La musica in Italia sta godendo di una piccola fortuna inaspettata, un momento di attenzione inedito per l’intero panorama artistico nazionale. Non solo Maneskin, non solo Colapesce e Di Martino, non solo Salmo, ma anche tanta musica italiana che striscia tra locali underground e scene più in vista grazie al rinnovato sentire musicale di nuovi giovanissimi musicisti. Abbiamo scelto due progetti che meritano sicuramente attenzione anche per le loro derivazioni.
Giovanni Caccamo – Parola
Il giovane cantautore siciliano scoperto niente di meno che da Franco Battiato e con all’attivo già due successi a Sanremo, ha da poco pubblicato un disco importante e originale. Ma soprattutto un album carico di stimoli, suggestioni, sfumature provenienti da diversi mondi artistici: scrittura, teatro, cinema, e naturalmente musica. Di per sé l’idea di mescolare andando a ripescare in ciò che di buono è stato fatto nel passato sarebbe già molto interessante, ma la cosa più bella di Parola è che Caccamo le cose le fa bene e sa scegliere bene collaboratori e naturalmente…parole. Quattordici tracce, sette canzoni e sette introduzioni recitate, parlate, raccontare da un parterre de rois in cui spiccano nomi, ma non per contorno, bensì per significato. Prima di ogni canzone troviamo infatti la voce di Willem Dafoe, Patti Smith, Jesse Paris Smith, Liliana Segre, Aleida Guevara, Michele Placido, Beppe Fiorello ad introdurre il tema del pezzo su una base elettronica leggera ma sempre suggestiva. A questa lista dovete però aggiungere Pallottole, recitato tratto dall’archivio audio del maestro Andrea Camilleri che lega tutto il disco ad un senso profondo e forte di ricerca della sincerità. Tutto l’album alterna ritmi a volte molto intensi a ritmi più lenti, ma sempre accostandoli perfettamente al recitato che lo precede. Aggiungete che questo disco diventerà presto uno spettacolo teatrale che si avvarrà della presenza di Michele Placido e capirete lo spessore del progetto portato avanti dal giovane Caccamo. Tra le tracce sarà sicuramente piacevole scoprire la voce di Patty Smith, di William Dafoe, ma a togliere il fiato e far venire la pelle d’oca è la voce di Liliana Segre che racconta la traccia Madre, semplicemente commovente. Poco altro da dire.

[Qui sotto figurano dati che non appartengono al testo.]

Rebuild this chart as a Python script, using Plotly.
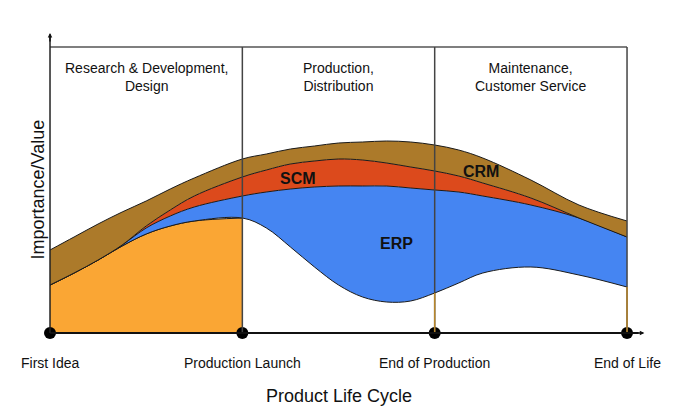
import plotly.graph_objects as go

# Phase positions (0 = First Idea ... 3 = End of Life)
milestones = ["First Idea", "Production Launch", "End of Production", "End of Life"]
milestone_x = [0, 1, 2, 3]
phases = ["Research & Development,<br>Design", "Production,<br>Distribution", "Maintenance,<br>Customer Service"]

xs = [0, 0.125, 0.25, 0.375, 0.5, 0.625, 0.75, 1.0, 1.125, 1.25, 1.375, 1.5, 1.625, 1.75, 1.875,
      2.0, 2.125, 2.25, 2.5, 2.75, 3.0]
base = [48, 60, 73, 87, 99, 107, 112, 115, 105, 86, 66, 48, 36, 31, 32,
        40, 50, 60, 66, 58, 46]            # top of orange area / bottom of ERP
erp_top = [48, 60, 73, 88, 105, 117, 126, 137, 141, 144, 146, 147, 147, 147, 145,
           143, 141, 137, 128, 115, 96]
scm_top = [48, 60, 73, 88, 107, 123, 137, 156, 163, 169, 172, 174, 173, 170, 166,
           162, 157, 150, 135, 115, 96]
crm_top = [83, 96, 109, 121, 132, 144, 155, 174, 179, 184, 187, 190, 191, 192, 191,
           188, 183, 175, 153, 128, 112]
frame_top = 286

ORANGE = "#FAA634"
BLUE = "#4585F2"
RED = "#DC4A1C"
BROWN = "#AC7A2A"
OUT = "#1a1a1a"

n_orange = xs.index(1.0) + 1

fig = go.Figure()
fig.add_trace(go.Scatter(x=xs[:n_orange], y=base[:n_orange], mode="lines", line=dict(color=OUT, width=1, shape="spline"),
                         fill="tozeroy", fillcolor=ORANGE, hoverinfo="skip"))
fig.add_trace(go.Scatter(x=xs, y=base, mode="lines", line=dict(color=OUT, width=1, shape="spline"), hoverinfo="skip"))
fig.add_trace(go.Scatter(x=xs, y=erp_top, mode="lines", line=dict(color=OUT, width=1, shape="spline"),
                         fill="tonexty", fillcolor=BLUE, hoverinfo="skip"))
fig.add_trace(go.Scatter(x=xs, y=scm_top, mode="lines", line=dict(color=OUT, width=1, shape="spline"),
                         fill="tonexty", fillcolor=RED, hoverinfo="skip"))
fig.add_trace(go.Scatter(x=xs, y=crm_top, mode="lines", line=dict(color=OUT, width=1, shape="spline"),
                         fill="tonexty", fillcolor=BROWN, hoverinfo="skip"))

shapes = []
# frame top line
shapes.append(dict(type="line", x0=0, x1=3, y0=frame_top, y1=frame_top, line=dict(color="#555", width=1.5)))
# phase dividers
for mx in milestone_x[1:]:
    shapes.append(dict(type="line", x0=mx, x1=mx, y0=0, y1=frame_top, line=dict(color="#444", width=1.5)))
for mx in milestone_x[2:]:
    shapes.append(dict(type="line", x0=mx, x1=mx, y0=0, y1=base[xs.index(mx)], line=dict(color="#B8862A", width=1.5)))
# axes
shapes.append(dict(type="line", x0=0, x1=3.06, y0=0, y1=0, line=dict(color="#111", width=2)))
shapes.append(dict(type="line", x0=0, x1=0, y0=0, y1=296, line=dict(color="#222", width=1.5)))
fig.update_layout(shapes=shapes)

# milestone dots
fig.add_trace(go.Scatter(x=milestone_x, y=[0] * 4, mode="markers", marker=dict(color="#000", size=12), hoverinfo="skip"))

ann = []
for i, p in enumerate(phases):
    ann.append(dict(x=i + 0.5, y=256, text=p, showarrow=False, font=dict(size=14, color="#111")))
for mx, m in zip(milestone_x, milestones):
    ann.append(dict(x=mx, y=-30, text=m, showarrow=False, font=dict(size=14, color="#111")))
ann.append(dict(x=1.29, y=155, text="<b>SCM</b>", showarrow=False, font=dict(size=16, color="#111")))
ann.append(dict(x=2.24, y=162, text="<b>CRM</b>", showarrow=False, font=dict(size=16, color="#111")))
ann.append(dict(x=1.80, y=90, text="<b>ERP</b>", showarrow=False, font=dict(size=16, color="#111")))
ann.append(dict(x=1.5, y=-63, text="Product Life Cycle", showarrow=False, font=dict(size=18, color="#111")))
ann.append(dict(x=-0.065, y=143, text="Importance/Value", textangle=-90, showarrow=False, font=dict(size=18, color="#111")))
# arrow heads
ann.append(dict(x=3.09, y=0, ax=3.04, ay=0, axref="x", ayref="y", xref="x", yref="y", text="", showarrow=True,
                arrowhead=2, arrowsize=0.6, arrowwidth=1.5, arrowcolor="#111"))
ann.append(dict(x=0, y=300, ax=0, ay=290, axref="x", ayref="y", xref="x", yref="y", text="", showarrow=True,
                arrowhead=2, arrowsize=0.6, arrowwidth=1.5, arrowcolor="#111"))
fig.update_layout(annotations=ann)

# page has an 8px body margin: figure is 670x410 placed at (8, 8)
fig.update_layout(
    width=670, height=410,
    margin=dict(l=0, r=0, t=0, b=0),
    paper_bgcolor="white", plot_bgcolor="white",
    showlegend=False,
    font=dict(family="Liberation Sans, Arial, sans-serif"),
    xaxis=dict(range=[-0.2184, 3.265], visible=False, fixedrange=True),
    yaxis=dict(range=[-85, 325], visible=False, fixedrange=True),
)

fig.write_html("out.html")
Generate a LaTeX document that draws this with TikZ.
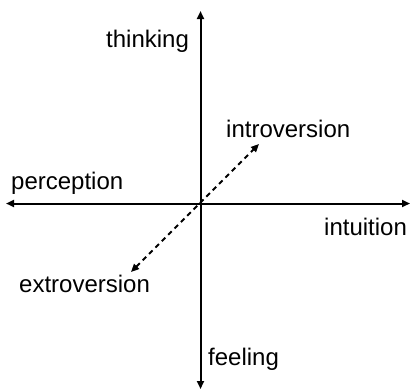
\documentclass[tikz,border=0pt]{standalone}
\usepackage{fontspec}
\setmainfont{Liberation Sans}
\usetikzlibrary{arrows.meta}
\begin{document}
\begin{tikzpicture}[x=1pt,y=-1pt,
  axis/.style={line width=2pt,-{Triangle[length=8pt,width=7pt]}},
  diag/.style={line width=1.8pt,dash pattern=on 5pt off 4pt,{Triangle[length=8pt,width=7pt]}-{Triangle[length=8pt,width=7pt]}},
  lbl/.style={anchor=base west,inner sep=0pt,font=\fontsize{24}{27}\selectfont}]
\useasboundingbox (0,0) rectangle (411,391);
\coordinate (o) at (200.5,203.5);
\coordinate (top) at (200.5,11);
\coordinate (bot) at (200.5,389);
\coordinate (lft) at (6,203.5);
\coordinate (rgt) at (410,203.5);
\coordinate (ne) at (259,144);
\coordinate (sw) at (131,272);
\draw[axis] (o) -- (top);
\draw[axis] (o) -- (bot);
\draw[axis] (o) -- (lft);
\draw[axis] (o) -- (rgt);
\draw[diag] (sw) -- (ne);
\node[lbl] (thinking) at (106,47.5) {thinking};
\node[lbl] (perception) at (11,189) {perception};
\node[lbl] (intuition) at (324,235) {intuition};
\node[lbl] (introversion) at (226,137) {introversion};
\node[lbl] (extroversion) at (19,292) {extroversion};
\node[lbl] (feeling) at (208,365) {feeling};
\end{tikzpicture}
\end{document}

I Hate my village – Gibbone
Non si tratta nemmeno di un vero disco, parliamo di quattro tracce, tra l’altro su Spotify manco lo hanno indicato come album ma come EP. Ma tutto questo non ha alcuna importanza. Quello che importa è che Gibboni sono quattro tracce nate da quella meravigliosa idea di mettere insieme Adriano Viterbini (Bud Spencer Blues Explosion), Fabio Rondanini (Calibro 35, Afterhours), Marco Fasolo (Jennifer Gentle) e Alberto Ferrari (Verdena) a cui abbiamo dato nome I hate my village. Se il primo omonimo lavoro in studio degli I hate my village aveva lasciato critici e pubblico di stucco, questo Gibbone se possibile alza l’asticella di almeno mezzo miglio nella musica italiana. Sarà l’atmosfera, sarà la sensazione che si respira, sarà la potenza, ma davvero siamo di fronte ad un prodotto entusiasmante. Gibbone, da cui prende titolo l’album sono 11 minuti di puro viaggio tra psichedelica africana e musica minimalista contemporanea. La partenza affidata a delle percussioni ridotte all’osso e a poche note di basso si aprirono lentamente verso un meraviglioso scoppiettare di suoni e ritmi che si sovrappongono e colorano l’atmosfera. Sembra di assistere ad un rito di iniziazione vero e proprio, oppure il alternativa ad una telecamera puntata su un gibbone appunto. Splendida. Yellowblack ha un suono pazzesco che prende immediatamente lo stomaco per trascinarci in un ballo scatenato sul finire della notte, come Ami che riprende però l’africanismo delle della title track. Hard disk surpraise chiude le quattro tracce con un divertimento elettronico che apre più che chiudere sul futuro di questo progetto. Un Ep Gibboni da ascoltare con cura aspettando di essere sorpresi ancora da queste quattro belle teste in evoluzione.